Sam Parson wrote:My mentor/friend was saying this would be more for QA testing and not actual unit testing or tdd. He said unit testing and tdd is running tests just to make sure it works. But running tests outside the boundary scope is more the job of QA testers who should try and break your program. I'd like to think I can automate this somehow, but if pressured for time, managing test methods at the end of every class before deployment would probably cause a headache, and I would leave it to the QA people.
Sam Parson wrote:...and not actual unit testing or tdd. He said unit testing and tdd is running tests just to make sure it works.
Paul Clapham wrote:
Sam Parson wrote:To answer the first question It would give a runtime index out of bounds error ...
Which would then percolate up until it reached a public method, which you would be testing, and which one of your test cases would catch it. But I see something about random numbers there, so conceivably it would be an error which couldn't be reproduced reliably. That's a whole separate can of worms for testing, though.
Junilu Lacar wrote:
Sam Parson wrote:My mentor/friend was saying this would be more for QA testing and not actual unit testing or tdd. He said unit testing and tdd is running tests just to make sure it works. But running tests outside the boundary scope is more the job of QA testers who should try and break your program. I'd like to think I can automate this somehow, but if pressured for time, managing test methods at the end of every class before deployment would probably cause a headache, and I would leave it to the QA people.
This is a bit odd. If you are doing TDD, leaving boundary conditions to someone else seems like a cop out. Leaving boundary conditions to QA folks is a very traditional style development attitude. Look up CORRECT testing of boundary conditions.
QA folks should really spend more of their time doing exploratory testing
Junilu Lacar wrote:
Sam Parson wrote:...and not actual unit testing or tdd. He said unit testing and tdd is running tests just to make sure it works.
This is an incomplete understanding of TDD as it relates to unit testing. TDD is a design technique, not a testing technique. It uses tests to drive how you think about design and refactoring helps you get to better designs when the tests show you something that isn't quite right. When properly done, unit tests show you examples of how your class is used and interacts with other classes to get a job done. All this is squarely in the domain of responsibility of the developer. Modern agile teams work together with "QA" or test-focused engineers. There should be no "trying to break your code" kind of attitudes but rather something more like "let's see what else we might have missed" type relationships on good teams.
Sam Parson wrote:
Also, another good video talking about what is actually happening now between devs and QA -> https://www.youtube.com/watch?v=p0O1VVqRSK0 (begin at 32:40 on his talk about the relationship between devs and QA).

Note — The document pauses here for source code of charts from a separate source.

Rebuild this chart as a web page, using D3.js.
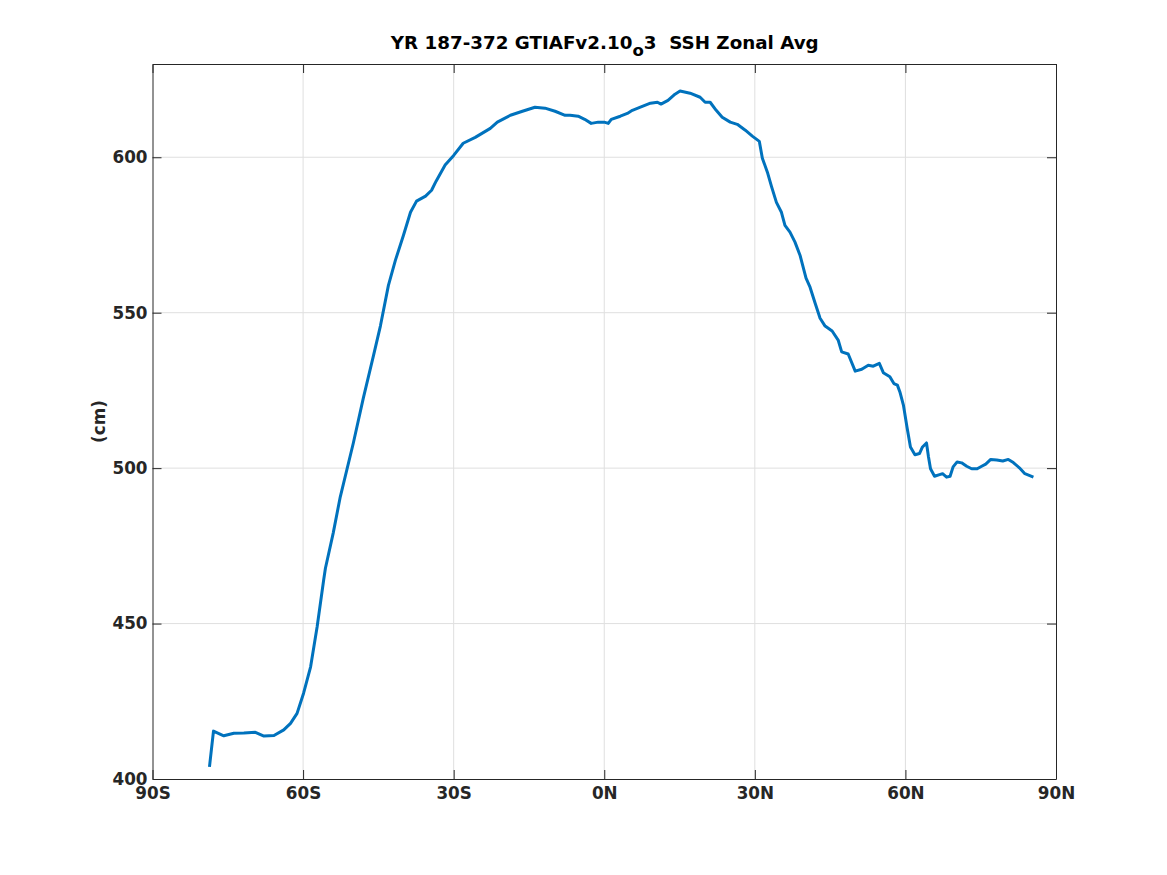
<!DOCTYPE html>
<html>
<head>
<meta charset="utf-8">
<script src="https://cdn.jsdelivr.net/npm/d3@7"></script>
<style>
  html, body { margin: 0; padding: 0; background: #fff; }
  svg { display: block; }
  text { font-family: "DejaVu Sans", sans-serif; font-weight: bold; fill: #262626; }
</style>
</head>
<body>
<svg id="chart" width="1167" height="875"></svg>
<script>
// ---- data ----
const lats = [-78.65,-77.85,-75.8,-73.8,-71.8,-69.5,-67.8,-65.8,-63.85,-62.5,-61.2,-59.9,-58.5,-57.2,-55.9,-55.55,-54.0,-52.6,-50.0,-48.0,-46.0,-44.6,-43.0,-41.6,-40.0,-38.6,-37.4,-35.6,-34.4,-33.5,-31.7,-30.0,-28.1,-25.7,-22.7,-21.3,-18.7,-16.3,-13.8,-11.8,-9.8,-7.8,-6.8,-5.2,-3.9,-2.6,-1.2,0,0.8,1.4,3.2,4.6,5.6,7.2,9.2,10.6,11.3,12.7,14.1,15.1,17.1,19.1,20.1,21.1,22.3,23.5,25.1,26.5,28.1,29.5,30.9,31.5,32.5,33.3,34.3,35.3,36.0,37.0,38.0,39.0,40.2,41.0,42.0,43.0,44.0,45.4,46.6,47.3,48.6,50.0,51.3,52.6,53.6,54.8,55.6,56.9,57.7,58.4,58.9,59.6,60.3,61.0,61.9,62.8,63.4,64.2,64.6,65.0,65.8,66.8,67.4,68.2,68.9,69.5,70.3,71.2,72.2,73.2,74.3,75.2,76.0,77.0,78.2,79.4,80.5,81.5,82.7,83.8,85.5];
const ssh = [403.9,415.4,413.9,414.7,414.8,415.0,413.8,414.0,415.8,417.9,421.1,427.6,436.1,449.0,464.0,467.8,479.1,490.7,508.0,522.5,536.0,545.7,558.8,566.9,574.9,582.3,585.9,587.5,589.4,592.3,597.5,600.6,604.5,606.4,609.3,611.3,613.5,614.8,616.1,615.8,614.8,613.5,613.5,613.2,612.2,610.9,611.3,611.3,610.9,612.2,613.2,614.1,615.1,616.1,617.4,617.7,617.1,618.3,620.3,621.3,620.6,619.3,617.7,617.7,615.1,612.9,611.3,610.6,608.7,606.8,605.1,599.7,595.2,590.7,585.5,582.3,578.1,575.9,572.7,568.5,561.1,558.2,553.1,548.2,545.7,544.1,541.2,537.4,536.7,531.2,531.8,533.1,532.8,533.7,530.7,529.4,527.2,526.7,524.5,520.3,513.3,506.8,504.3,504.7,506.8,508.1,503.6,499.8,497.4,497.9,498.2,497.1,497.4,500.4,502.0,501.7,500.6,499.8,499.8,500.6,501.3,502.8,502.6,502.3,502.8,501.8,500.1,498.2,497.1];
const xTickVals = [-90,-60,-30,0,30,60,90];
const xTickLabels = ["90S","60S","30S","0N","30N","60N","90N"];
const yTickVals = [400,450,500,550,600];
const xDomain = [-90, 90];
const yDomain = [400, 630];

// ---- layout ----
const L = 152.5, R = 1056, T = 64, B = 779;
const svg = d3.select("#chart");
const x = d3.scaleLinear().domain(xDomain).range([L, R]);
const y = d3.scaleLinear().domain(yDomain).range([B, T]);
const axisColor = "#262626";
const tickLen = 9;
const tickFont = 16.8;

// grid
const grid = svg.append("g");
grid.selectAll("line.gx").data(xTickVals.slice(1, -1)).join("line")
  .attr("x1", d => x(d)).attr("x2", d => x(d)).attr("y1", T).attr("y2", B)
  .attr("stroke", "#dfdfdf").attr("stroke-width", 1);
grid.selectAll("line.gy").data(yTickVals.filter(v => v > yDomain[0])).join("line")
  .attr("x1", L).attr("x2", R).attr("y1", d => y(d)).attr("y2", d => y(d))
  .attr("stroke", "#dfdfdf").attr("stroke-width", 1);

// axes (inward ticks, MATLAB style)
const fmtX = d => xTickLabels[xTickVals.indexOf(d)];
const xAxisB = d3.axisBottom(x).tickValues(xTickVals).tickFormat(fmtX).tickSizeInner(-tickLen).tickSizeOuter(0).tickPadding(8);
const xAxisT = d3.axisTop(x).tickValues(xTickVals).tickFormat("").tickSizeInner(-tickLen).tickSizeOuter(0);
const yAxisL = d3.axisLeft(y).tickValues(yTickVals).tickFormat(d3.format("d")).tickSizeInner(-tickLen).tickSizeOuter(0).tickPadding(5);
const yAxisR = d3.axisRight(y).tickValues(yTickVals).tickFormat("").tickSizeInner(-tickLen).tickSizeOuter(0);

function style(g) {
  g.select(".domain").attr("stroke", axisColor).attr("stroke-width", 1);
  g.selectAll(".tick line").attr("stroke", axisColor).attr("stroke-width", 1);
  g.selectAll(".tick text").attr("font-size", tickFont).attr("font-family", "DejaVu Sans").attr("font-weight", "bold").attr("fill", axisColor);
}
svg.append("g").attr("transform", `translate(0,${B})`).call(xAxisB).call(style);
svg.append("g").attr("transform", `translate(0,${T})`).call(xAxisT).call(style);
svg.append("g").attr("transform", `translate(${L},0)`).call(yAxisL).call(style);
svg.append("g").attr("transform", `translate(${R},0)`).call(yAxisR).call(style);

// line
const line = d3.line().x((d, i) => x(lats[i])).y((d, i) => y(ssh[i]));
svg.append("path").datum(ssh)
  .attr("d", line).attr("fill", "none")
  .attr("stroke", "#0072BD").attr("stroke-width", 3)
  .attr("stroke-linejoin", "round").attr("stroke-linecap", "butt");

// title
const title = svg.append("text").attr("x", (L + R) / 2 + 0.5).attr("y", 48.5)
  .attr("text-anchor", "middle").attr("font-size", 18.3)
  .attr("xml:space", "preserve").style("white-space", "pre").style("fill", "#000");
title.append("tspan").text("YR 187-372 GTIAFv2.10");
title.append("tspan").attr("dy", 7).attr("font-size", 16.5).text("o");
title.append("tspan").attr("dy", -7).text("3  SSH Zonal Avg");

// y label
svg.append("text").attr("transform", `translate(104.5,${(T + B) / 2}) rotate(-90)`)
  .attr("text-anchor", "middle").attr("font-size", 16.8).text("(cm)");
</script>
</body>
</html>
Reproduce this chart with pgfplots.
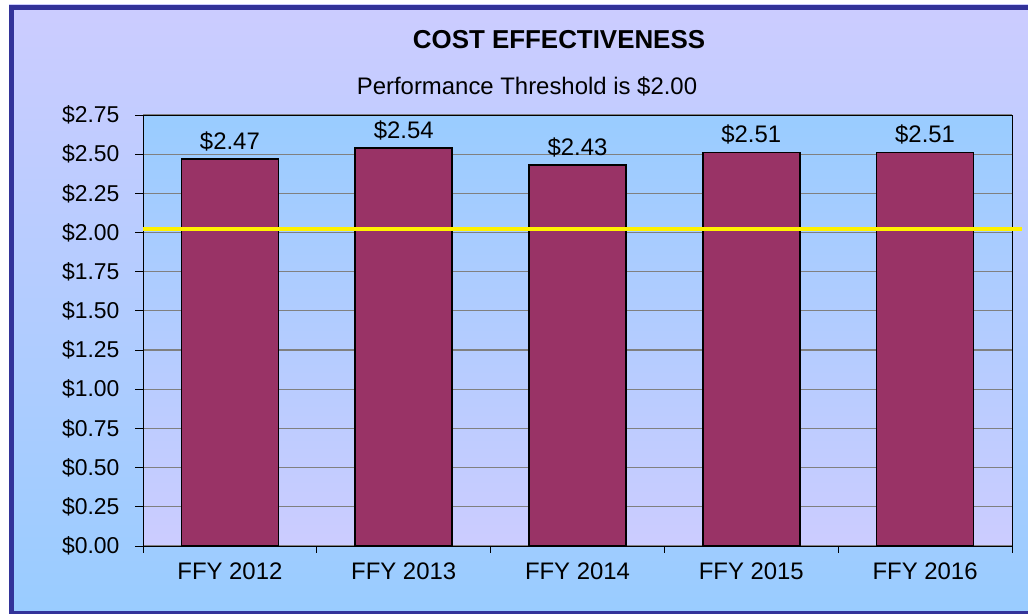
\documentclass[border=0pt]{standalone}
\usepackage{pgfplots}
\pgfplotsset{compat=1.18}
\usepackage{fontspec}
\setmainfont{Liberation Sans}
\definecolor{frame}{HTML}{333399}
\definecolor{lav}{HTML}{CCCCFF}
\definecolor{lblue}{HTML}{99CCFF}
\definecolor{barc}{HTML}{993366}
\begin{document}
\begin{tikzpicture}[x=1bp,y=1bp]
\useasboundingbox (0,0) rectangle (1028,614);
\shade[top color=lav,bottom color=lblue] (9,0) rectangle (1040,609);
\draw[frame,line width=5bp] (11.5,0.5) rectangle (1045,606.5);
\node[font=\fontsize{26}{30}\selectfont\bfseries] at (559,574) {COST EFFECTIVENESS};
\node[font=\fontsize{24}{28}\selectfont] at (527,528) {Performance Threshold is \$2.00};
\begin{axis}[
  at={(143bp,68bp)}, anchor=south west,
  scale only axis, width=869bp, height=431bp,
  xmin=-0.5, xmax=4.5, ymin=0, ymax=2.75,
  axis background/.style={top color=lblue,bottom color=lav},
  axis line style={black,line width=0.8bp},
  xtick={0,1,2,3,4},
  xticklabels={FFY 2012,FFY 2013,FFY 2014,FFY 2015,FFY 2016},
  major x tick style={draw=none},
  minor xtick={-0.5,0.5,1.5,2.5,3.5,4.5},
  minor x tick style={black,line width=0.8bp},
  minor tick length=7bp,
  ytick={0,0.25,...,2.76},
  yticklabels={\$0.00,\$0.25,\$0.50,\$0.75,\$1.00,\$1.25,\$1.50,\$1.75,\$2.00,\$2.25,\$2.50,\$2.75},
  major y tick style={black,line width=0.8bp},
  major tick length=8bp,
  tick align=outside,
  tick pos=left,
  ymajorgrids,
  major grid style={color=gray,line width=1.2bp},
  yticklabel style={font=\fontsize{23}{27}\selectfont, xshift=-12bp},
  xticklabel style={font=\fontsize{24}{28}\selectfont, yshift=-5bp},
  clip=false,
  axis on top=false,
]
\addplot[ybar, bar width=97bp, fill=barc, draw=black, line width=1.5bp,
  nodes near coords, point meta=explicit symbolic,
  every node near coord/.append style={font=\fontsize{24}{28}\selectfont, yshift=4bp}]
  coordinates {(0,2.47)[\$2.47] (1,2.54)[\$2.54] (2,2.43)[\$2.43] (3,2.51)[\$2.51] (4,2.51)[\$2.51]};
\addplot[color=yellow, line width=3.5bp] coordinates {(-0.5,2.023) (4.557,2.023)};
\end{axis}
\end{tikzpicture}
\end{document}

OP wrote:what is actually happening now between devs and QA
Sam Parson wrote:
So this is where he and I had a bit of a disagreement on. He said I should test the min, max, and middle... For example:
In a range of integers 1 through 10...
His tests would be -> test 1, test 5, and test 10.
My tests would be -> test -2147483648, test -2147483647, test -1, test 0, test 1, test 2, test 5, test 9, test 10, test 11, test 12, test 2147483646, and test 2147483647
...
Now should I be expected to write tests for every number available outside the boundaries? What if number 1715385483 fails? How would I know it would be a test that fails without writing a test for every single number outside the boundary (also imagine how long these tests would take to execute all at once)? This is something I would hope QA would catch before release to customers.
Sam Parson wrote:Now should I be expected to write tests for every number available outside the boundaries? What if number 1715385483 fails?
Sam Parson wrote: ...develop good test habits for myself, so when my name is on the code I put out, it will not be something I would be ashamed of.
Junilu Lacar wrote:So, when you ask "should I write tests for every single number outside the boundary?" you're either being snide or you don't fully understand what the code is doing and what its limitations are, or a combination of both.